Ricarda: I think this has several reasons. Firstly, everyone would prefer to live only the beautiful sides of life. First and foremost, this includes good health and financial freedom. That's why most people prefer to think about how they can get a lot of money and work on that. Many people are not aware that a serious illness or an accident can destroy precisely this financial freedom. We are not talking about a few hundred euros here, but about five to six-figure sums. Moreover, anyone who has ever been very ill or had a serious accident knows that you then only want one thing: good medical care. Everything else is then secondary.
"He who is healthy has many wishes, he who is ill has only one"
Unfortunately, I can tell you a thing or two about this from my own experience, and I have accompanied clients when it was a question of whether they would keep their arm or have it amputated.
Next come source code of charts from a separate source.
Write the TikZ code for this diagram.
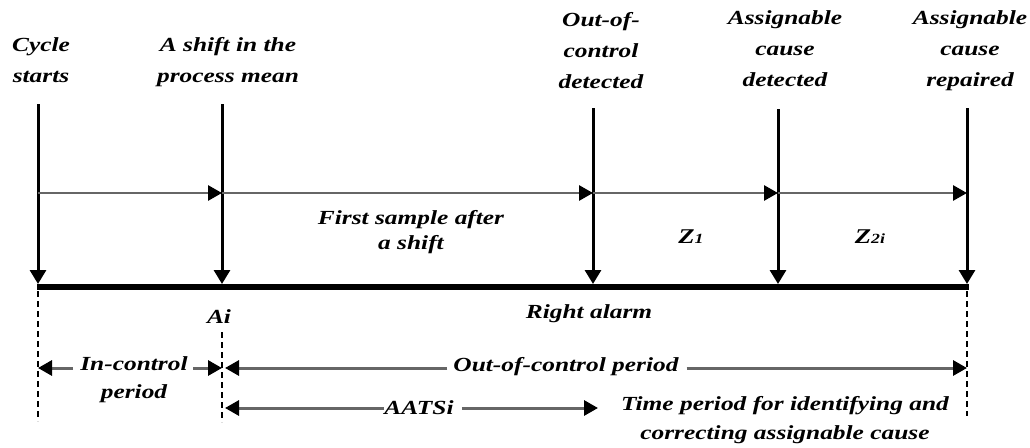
\documentclass[tikz,border=0pt]{standalone}
\usepackage{fontspec}
\setmainfont[FakeStretch=1.27]{Liberation Serif}
\usetikzlibrary{arrows.meta}
\tikzset{
  lbl/.style={font=\fontsize{20}{31}\selectfont\bfseries\itshape, align=center, inner sep=0pt},
  vline/.style={line width=3pt, -{Triangle[length=14pt,width=16pt]}},
  hline/.style={line width=2.8pt, draw=black!60, -{Triangle[length=14pt,width=15pt,color=black]}},
  base/.style={line width=5.5pt},
  dline/.style={line width=2.4pt, dash pattern=on 6pt off 4pt},
  parrow/.style={line width=3pt, draw=black!60, -{Triangle[length=14pt,width=15pt,color=black]}},
}
\newcommand{\smallsub}[1]{{\fontsize{14}{14}\selectfont #1}}
\begin{document}
\begin{tikzpicture}[x=1pt,y=-1pt]
\useasboundingbox (0,0) rectangle (1030,447);
% coordinates
\foreach \i/\x/\t in {1/38/104, 2/222/104, 3/593/108, 4/778/109, 5/967/108} {
  \coordinate (t\i) at (\x,\t);
  \coordinate (m\i) at (\x,193);
  \coordinate (b\i) at (\x,284);
  \coordinate (g\i) at (\x,287);
}
% top labels (anchor = baseline of last line)
\node[lbl, anchor=base] (L1) at (41,82) {Cycle\\starts};
\node[lbl, anchor=base] (L2) at (228,82) {A shift in the\\process mean};
\node[lbl, anchor=base] (L3) at (601,88) {Out-of-\\control\\detected};
\node[lbl, anchor=base] (L4) at (785,86) {Assignable\\cause\\detected};
\node[lbl, anchor=base] (L5) at (970,86) {Assignable\\cause\\repaired};
% verticals
\foreach \i in {1,...,5} \draw[vline] (t\i) -- (b\i);
% horizontal sample arrows
\draw[hline] (m1) -- (m2);
\draw[hline] (m2) -- (m3);
\draw[hline] (m3) -- (m4);
\draw[hline] (m4) -- (m5);
% baseline
\draw[base] ([xshift=-1pt]g1) -- ([xshift=1.5pt]g5);
% middle labels
\node[lbl, anchor=base, font=\fontsize{20}{25}\selectfont\bfseries\itshape] (fs) at (411,249) {First sample after\\a shift};
\node[lbl, anchor=base, font=\fontsize{21}{25}\selectfont\bfseries\itshape] (z1) at (691,243) {Z\smallsub{1}};
\node[lbl, anchor=base, font=\fontsize{21}{25}\selectfont\bfseries\itshape] (z2) at (870,243) {Z\smallsub{2i}};
% below
\node[lbl, anchor=base] (ai) at (219,323) {Ai};
\node[lbl, anchor=base] (ra) at (589,318) {Right alarm};
\coordinate (d1a) at (38,291); \coordinate (d1b) at (38,421);
\coordinate (d2a) at (222,332); \coordinate (d2b) at (222,422);
\coordinate (d5a) at (967,291); \coordinate (d5b) at (967,416);
\draw[dline] (d1a) -- (d1b);
\draw[dline] (d2a) -- (d2b);
\draw[dline] (d5a) -- (d5b);
% in-control
\node[lbl, anchor=base, font=\fontsize{20}{28}\selectfont\bfseries\itshape] (ic) at (134,398) {In-control\\period};
\coordinate (p1) at (38,368);
\coordinate (p2) at (222,368);
\coordinate (p2r) at (225,368);
\coordinate (p5) at (967,368);
\coordinate (p1s) at (73,368);
\coordinate (p2s) at (193,368);
\draw[parrow] (p1s) -- (p1);
\draw[parrow] (p2s) -- (p2);
\node[lbl, anchor=base] (oc) at (566,371) {Out-of-control period};
\draw[parrow] ([xshift=-6pt]oc.west |- p2r) -- (p2r);
\draw[parrow] ([xshift=8pt]oc.east |- p5) -- (p5);
% AATSi
\node[lbl, anchor=base] (aa) at (419,414) {AATSi};
\coordinate (q2) at (225,408);
\coordinate (q3) at (598,408);
\draw[parrow] (aa.west |- q2) -- (q2);
\draw[parrow] ([xshift=8pt]aa.east |- q3) -- (q3);
\node[lbl, anchor=base, font=\fontsize{20}{29}\selectfont\bfseries\itshape] (tp) at (785,439) {Time period for identifying and\\correcting assignable cause};
\end{tikzpicture}
\end{document}
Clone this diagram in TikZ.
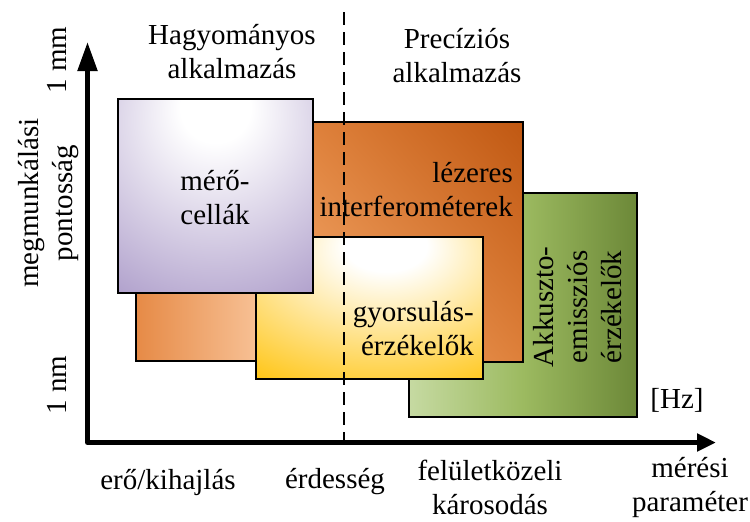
\documentclass[tikz,border=0pt]{standalone}
\usepackage{fontspec}
\setmainfont{Liberation Serif}
\usetikzlibrary{arrows.meta,shadings}
\definecolor{purp}{RGB}{164,146,196}
\definecolor{gold}{RGB}{255,192,0}
\definecolor{lzD}{RGB}{192,88,18}
\definecolor{lzM}{RGB}{222,128,58}
\definecolor{lzL}{RGB}{245,172,112}
\definecolor{loL}{RGB}{230,138,70}
\definecolor{loR}{RGB}{247,192,148}
\definecolor{grnL}{RGB}{198,218,162}
\definecolor{grnM}{RGB}{156,186,96}
\definecolor{grnD}{RGB}{108,136,56}
\pgfdeclareradialshading{purpglow}{\pgfpoint{0bp}{25bp}}{color(0bp)=(white);color(9bp)=(white);color(52bp)=(purp);color(100bp)=(purp)}
\pgfdeclareradialshading{yelglow}{\pgfpoint{4bp}{24bp}}{color(0bp)=(white);color(9bp)=(white);color(50bp)=(gold);color(100bp)=(gold)}
\begin{document}
\begin{tikzpicture}[x=1pt,y=-1pt,
  font=\rmfamily\fontsize{29}{34}\selectfont,
  box/.style={draw=black,line width=2pt},
  lbl/.style={inner sep=0pt,align=center},
  rlbl/.style={inner sep=0pt,align=right},
  axisline/.style={line width=5pt,line join=round}]
\useasboundingbox (0,0) rectangle (750,522);
% boxes
\shadedraw[box,left color=grnL,right color=grnD,middle color=grnM] (409,193) rectangle (637,417);
\shadedraw[box,lower left=lzL,upper right=lzD,upper left=lzM,lower right=lzM] (313,122) rectangle (523,362);
\shadedraw[box,left color=loL,right color=loR] (136,293) rectangle (256,361);
\shadedraw[box,shading=yelglow] (256,237) rectangle (483,379);
\shadedraw[box,shading=purpglow] (118,99) rectangle (313,293);
% dashed divider
\coordinate (dtop) at (344,12);
\coordinate (dbot) at (344,440);
\draw[line width=2pt,dash pattern=on 13pt off 7pt] (dtop) -- (dbot);
% axes
\coordinate (ytip) at (87.5,42);
\coordinate (O) at (87.5,442.5);
\coordinate (xtip) at (716,442.5);
\draw[axisline,{Triangle[length=29pt,width=19pt]}-{Triangle[length=19pt,width=17pt]}] (ytip) -- (O) -- (xtip);
% box labels
\node[lbl] (mero) at (215,198) {mérő-\\cellák};
\node[rlbl,anchor=east] (lez) at (513,190) {lézeres\\interferométerek};
\node[rlbl,anchor=east] (gyors) at (474,329) {gyorsulás-\\érzékelők};
\node[lbl,rotate=90] (akku) at (578,307) {Akkuszto-\\emissziós\\érzékelők};
% region labels
\node[lbl] (hagy) at (232,52) {Hagyományos\\alkalmazás};
\node[lbl] (prec) at (457,56) {Precíziós\\alkalmazás};
% y axis labels
\node[lbl,rotate=90] (ymm) at (57,60) {1 mm};
\node[lbl,rotate=90] (ynm) at (57,385) {1 nm};
\node[lbl,rotate=90] (ylab) at (49,203) {megmunkálási\\pontosság};
% x axis labels
\node[lbl] (x1) at (168,482) {erő/kihajlás};
\node[lbl] (x2) at (335,482) {érdesség};
\node[lbl] (x3) at (490,487) {felületközeli\\károsodás};
\node[lbl] (x4) at (690,487) {mérési\\paraméter};
\node[lbl] (hz) at (677,400) {[Hz]};
\end{tikzpicture}
\end{document}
Here I am thinking in particular of the issue of two-class medicine. Because as the saying goes: "Those who are healthy have many wishes, those who are ill have only one".
Another reason for the lack of concern with health insurance is the fact that most people are not aware of the financial risks and almost everyone thinks "it won't affect me". However, this has nothing to do with intelligence and is not intended as an accusation. We have all more or less buried our heads in the sand when it comes to issues we don't like. In my opinion, this is human nature.
You are committed to environmental protection and have worked voluntarily for the organisation "Trash Heroes" in Bali. What is the importance of environmental protection for the people in Cyprus?
Ricarda: Unfortunately, the majority of Cypriots are not yet very aware of the relevance of environmental protection. They prefer to buy fruit and vegetables in the supermarket, even though the most beautiful fruits are hanging on the tree by the road. And unfortunately, rubbish sometimes flies out of the moving cars. But I think this is the case in most countries of the world.
For example, fruit and vegetables are sold in plastic packaging all over the world, where the best packaging, the peel itself, has been removed beforehand. But it is more convenient because many people have little time. We could all have a say by not buying such things at all, because where there is no demand, there is no supply.
But you can already see that more and more people are organising themselves in local environmental protection projects. There are already small local organisations that plant trees or carry out beach clean-ups, which I have often taken part in. Cyprus once had a huge population of cedars hundreds of years ago, as I read in history books about the island. Today, you can only find them in Paphos Forest.
I think environmental protection should be taught to children in school, because in the hamster wheel of everyday life, hardly anyone thinks about our beautiful planet Earth. With the "Trash Heroes" we also worked together with the schools in Bali and tried to explain the topic to the children in a playful way. And it was always so much fun.